I'd like to say that I've seen comment of yours about language before and I want to say I really respect this. I know for me some words are harder to say in English (like rural - though I have practiced! But atm when I say sounds a bit like roool lol) and before seeing on Reddit, I wouldn't have thought that conversate isn't considered a word by so many! It doesn't seem so wrong to me. And it helps to know there are people in the world like you who wouldn't just be disgusted by the difference.
AAVE is a good example of this. Despite being branded as "street talk" or even "black people are too dumb to speak proper English" by racists, a lot of the so-called "mistakes" are actually just following grammar rules consistent with a variety of African languages, that held over after slaves were forced to speak English.
That's completely different from speaking bad English. For example, "I could care less" isn't cultural language, it's stupid. It means the opposite of what you're trying to say.
How the fuck do you think language evolves? People say what sounds better or is more convenient.

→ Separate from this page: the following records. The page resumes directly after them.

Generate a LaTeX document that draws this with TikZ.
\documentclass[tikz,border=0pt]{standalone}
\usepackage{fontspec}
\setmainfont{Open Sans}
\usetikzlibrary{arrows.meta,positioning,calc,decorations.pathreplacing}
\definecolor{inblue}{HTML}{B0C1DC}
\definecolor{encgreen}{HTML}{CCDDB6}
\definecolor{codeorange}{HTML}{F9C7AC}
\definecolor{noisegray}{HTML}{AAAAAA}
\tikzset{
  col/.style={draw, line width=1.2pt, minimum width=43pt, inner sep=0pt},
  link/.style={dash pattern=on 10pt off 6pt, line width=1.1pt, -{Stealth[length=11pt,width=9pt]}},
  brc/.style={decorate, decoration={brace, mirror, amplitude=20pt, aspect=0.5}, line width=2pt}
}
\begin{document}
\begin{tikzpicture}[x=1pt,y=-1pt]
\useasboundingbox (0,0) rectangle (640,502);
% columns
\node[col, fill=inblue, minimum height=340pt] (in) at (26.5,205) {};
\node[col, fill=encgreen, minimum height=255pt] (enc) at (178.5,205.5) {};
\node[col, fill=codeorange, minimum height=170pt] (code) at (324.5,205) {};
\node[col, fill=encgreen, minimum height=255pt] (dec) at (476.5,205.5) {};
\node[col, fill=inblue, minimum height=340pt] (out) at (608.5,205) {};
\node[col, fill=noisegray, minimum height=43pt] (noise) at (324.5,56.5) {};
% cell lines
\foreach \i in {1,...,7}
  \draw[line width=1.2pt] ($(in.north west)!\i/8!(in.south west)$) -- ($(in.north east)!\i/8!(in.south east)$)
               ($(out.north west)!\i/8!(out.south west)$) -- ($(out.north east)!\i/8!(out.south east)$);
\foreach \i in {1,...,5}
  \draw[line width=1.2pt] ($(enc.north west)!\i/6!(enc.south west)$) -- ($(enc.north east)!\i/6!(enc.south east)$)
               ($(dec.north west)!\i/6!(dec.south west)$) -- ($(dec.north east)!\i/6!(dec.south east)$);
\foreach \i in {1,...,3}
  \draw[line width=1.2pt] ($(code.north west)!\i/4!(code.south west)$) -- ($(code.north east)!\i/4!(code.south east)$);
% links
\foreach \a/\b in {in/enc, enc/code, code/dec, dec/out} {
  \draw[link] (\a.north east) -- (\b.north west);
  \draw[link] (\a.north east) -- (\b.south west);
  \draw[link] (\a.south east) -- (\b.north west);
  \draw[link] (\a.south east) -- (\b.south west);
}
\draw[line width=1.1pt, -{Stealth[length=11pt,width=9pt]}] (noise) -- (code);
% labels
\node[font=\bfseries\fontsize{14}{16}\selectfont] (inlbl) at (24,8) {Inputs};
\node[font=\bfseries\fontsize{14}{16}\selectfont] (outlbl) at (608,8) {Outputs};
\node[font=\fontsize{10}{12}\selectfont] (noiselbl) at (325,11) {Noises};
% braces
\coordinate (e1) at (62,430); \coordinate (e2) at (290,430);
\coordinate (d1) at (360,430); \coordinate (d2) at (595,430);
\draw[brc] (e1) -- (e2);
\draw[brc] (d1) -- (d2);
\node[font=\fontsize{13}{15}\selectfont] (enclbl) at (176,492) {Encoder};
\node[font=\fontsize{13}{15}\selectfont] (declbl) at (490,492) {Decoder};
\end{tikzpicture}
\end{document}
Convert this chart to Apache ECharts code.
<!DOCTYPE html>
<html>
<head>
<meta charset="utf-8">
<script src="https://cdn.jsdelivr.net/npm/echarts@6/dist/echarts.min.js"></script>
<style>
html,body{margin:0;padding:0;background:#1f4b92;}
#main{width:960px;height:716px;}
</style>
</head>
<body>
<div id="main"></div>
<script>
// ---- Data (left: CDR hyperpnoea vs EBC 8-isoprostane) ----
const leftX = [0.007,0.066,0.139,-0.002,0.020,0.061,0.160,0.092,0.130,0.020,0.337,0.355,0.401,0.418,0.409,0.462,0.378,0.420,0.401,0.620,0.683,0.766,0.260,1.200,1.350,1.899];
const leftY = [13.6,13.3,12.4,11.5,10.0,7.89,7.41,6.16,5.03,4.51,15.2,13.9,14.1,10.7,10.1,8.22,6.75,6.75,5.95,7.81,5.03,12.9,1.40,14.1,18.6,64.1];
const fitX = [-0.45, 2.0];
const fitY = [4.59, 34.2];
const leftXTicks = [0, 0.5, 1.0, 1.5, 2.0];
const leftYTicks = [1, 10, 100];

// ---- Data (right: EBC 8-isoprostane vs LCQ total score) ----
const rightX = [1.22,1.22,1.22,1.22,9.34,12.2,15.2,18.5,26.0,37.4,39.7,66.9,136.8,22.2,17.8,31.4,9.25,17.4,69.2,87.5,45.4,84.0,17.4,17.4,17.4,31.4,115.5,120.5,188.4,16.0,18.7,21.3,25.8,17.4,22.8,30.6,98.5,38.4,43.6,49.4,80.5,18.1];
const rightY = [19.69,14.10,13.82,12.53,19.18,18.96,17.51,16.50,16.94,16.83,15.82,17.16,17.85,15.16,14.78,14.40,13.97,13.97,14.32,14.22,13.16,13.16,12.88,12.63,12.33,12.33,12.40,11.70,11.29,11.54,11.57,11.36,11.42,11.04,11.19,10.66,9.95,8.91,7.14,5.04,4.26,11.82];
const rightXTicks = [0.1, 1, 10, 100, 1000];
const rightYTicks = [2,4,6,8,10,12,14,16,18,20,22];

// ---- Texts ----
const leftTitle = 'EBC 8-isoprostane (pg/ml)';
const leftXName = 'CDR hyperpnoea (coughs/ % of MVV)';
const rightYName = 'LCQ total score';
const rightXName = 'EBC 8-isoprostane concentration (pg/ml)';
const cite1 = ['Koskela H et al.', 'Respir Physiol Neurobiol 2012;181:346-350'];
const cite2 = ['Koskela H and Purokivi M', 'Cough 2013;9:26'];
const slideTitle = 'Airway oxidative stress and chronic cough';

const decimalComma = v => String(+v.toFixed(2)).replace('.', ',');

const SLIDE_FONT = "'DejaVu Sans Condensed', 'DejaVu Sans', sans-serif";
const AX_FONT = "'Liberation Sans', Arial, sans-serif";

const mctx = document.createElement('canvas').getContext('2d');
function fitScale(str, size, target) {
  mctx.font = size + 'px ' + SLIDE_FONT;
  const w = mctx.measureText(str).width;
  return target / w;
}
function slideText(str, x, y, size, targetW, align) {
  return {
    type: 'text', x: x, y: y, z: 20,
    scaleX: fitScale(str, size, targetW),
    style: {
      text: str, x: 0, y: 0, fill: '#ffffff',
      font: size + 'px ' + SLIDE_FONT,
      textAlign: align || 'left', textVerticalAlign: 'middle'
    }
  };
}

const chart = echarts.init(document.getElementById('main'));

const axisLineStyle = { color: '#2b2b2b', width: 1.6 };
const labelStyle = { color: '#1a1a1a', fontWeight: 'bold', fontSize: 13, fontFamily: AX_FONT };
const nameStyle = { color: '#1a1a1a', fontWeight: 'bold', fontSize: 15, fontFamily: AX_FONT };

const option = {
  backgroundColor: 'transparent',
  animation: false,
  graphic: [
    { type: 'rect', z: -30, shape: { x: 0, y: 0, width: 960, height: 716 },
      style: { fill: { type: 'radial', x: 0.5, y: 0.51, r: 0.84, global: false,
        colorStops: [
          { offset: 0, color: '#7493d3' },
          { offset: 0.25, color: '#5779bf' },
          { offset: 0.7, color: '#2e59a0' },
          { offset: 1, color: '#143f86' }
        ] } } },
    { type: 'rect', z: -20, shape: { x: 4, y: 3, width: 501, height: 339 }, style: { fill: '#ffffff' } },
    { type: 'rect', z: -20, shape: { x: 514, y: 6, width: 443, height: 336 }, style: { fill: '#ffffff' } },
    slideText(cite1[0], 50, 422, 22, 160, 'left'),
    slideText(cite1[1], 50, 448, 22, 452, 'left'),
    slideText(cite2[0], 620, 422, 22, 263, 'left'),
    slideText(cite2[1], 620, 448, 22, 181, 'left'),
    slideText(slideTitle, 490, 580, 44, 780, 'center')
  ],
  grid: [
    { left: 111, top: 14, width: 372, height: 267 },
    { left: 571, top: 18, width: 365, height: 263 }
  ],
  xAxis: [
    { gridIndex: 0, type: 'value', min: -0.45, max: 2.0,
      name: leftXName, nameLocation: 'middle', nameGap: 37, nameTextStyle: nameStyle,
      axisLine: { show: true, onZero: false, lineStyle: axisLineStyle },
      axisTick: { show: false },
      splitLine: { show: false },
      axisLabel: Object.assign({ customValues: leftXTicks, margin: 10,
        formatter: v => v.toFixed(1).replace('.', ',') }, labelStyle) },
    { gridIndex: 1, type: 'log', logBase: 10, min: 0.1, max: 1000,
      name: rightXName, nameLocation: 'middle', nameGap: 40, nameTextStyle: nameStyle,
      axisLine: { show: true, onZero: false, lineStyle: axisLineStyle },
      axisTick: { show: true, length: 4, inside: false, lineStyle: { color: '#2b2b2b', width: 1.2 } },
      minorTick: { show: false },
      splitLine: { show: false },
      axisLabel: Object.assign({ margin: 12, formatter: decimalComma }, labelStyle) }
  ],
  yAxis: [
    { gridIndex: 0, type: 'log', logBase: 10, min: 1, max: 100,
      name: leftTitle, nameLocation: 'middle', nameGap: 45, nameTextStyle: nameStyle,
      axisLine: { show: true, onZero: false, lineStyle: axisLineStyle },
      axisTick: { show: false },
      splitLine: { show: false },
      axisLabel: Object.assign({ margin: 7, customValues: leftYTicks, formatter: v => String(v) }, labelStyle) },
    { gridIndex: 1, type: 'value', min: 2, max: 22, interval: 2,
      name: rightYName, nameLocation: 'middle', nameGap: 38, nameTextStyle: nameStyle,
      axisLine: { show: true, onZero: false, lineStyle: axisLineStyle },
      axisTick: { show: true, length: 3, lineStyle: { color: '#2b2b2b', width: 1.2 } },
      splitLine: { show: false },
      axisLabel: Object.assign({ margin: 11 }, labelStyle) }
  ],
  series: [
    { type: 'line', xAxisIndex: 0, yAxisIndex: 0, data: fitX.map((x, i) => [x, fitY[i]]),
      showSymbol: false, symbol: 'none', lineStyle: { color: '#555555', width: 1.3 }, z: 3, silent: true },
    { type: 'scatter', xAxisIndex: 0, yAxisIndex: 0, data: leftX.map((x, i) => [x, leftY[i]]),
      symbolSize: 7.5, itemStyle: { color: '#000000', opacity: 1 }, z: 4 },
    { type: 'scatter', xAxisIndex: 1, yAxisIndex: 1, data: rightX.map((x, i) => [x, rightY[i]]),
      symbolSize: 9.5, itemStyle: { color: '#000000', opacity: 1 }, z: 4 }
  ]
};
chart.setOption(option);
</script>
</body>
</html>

If they didn't we would still be speaking like Shakespeare or have a dozen different conjugations for every use of a word.
I'm curious, can you/someone provide a concrete example?
One thing I've been wondering about is that since English is the main language used on the Internet and in international communication, and the replacement rate of wealthier white people in countries like the US and Canada is a lot lower than poorer Spanish, Chinese, etc. speaking immigrants, will English eventually end up like Latin where it splits and evolves into many separate languages while the original thing is only really used in formal/intellectual settings?
My god yes, also people who make horrible bots that interrupt the conversation just to push their owners' spelling or punctuation preferences.
It's prescriptivist, elitist, and even ableist. Also, social media by nature is colloquial, not formal - it feels like being told off for not wearing a business suit at home on the weekend.
Thanks! It was probably inspired by your profile pic, on some level.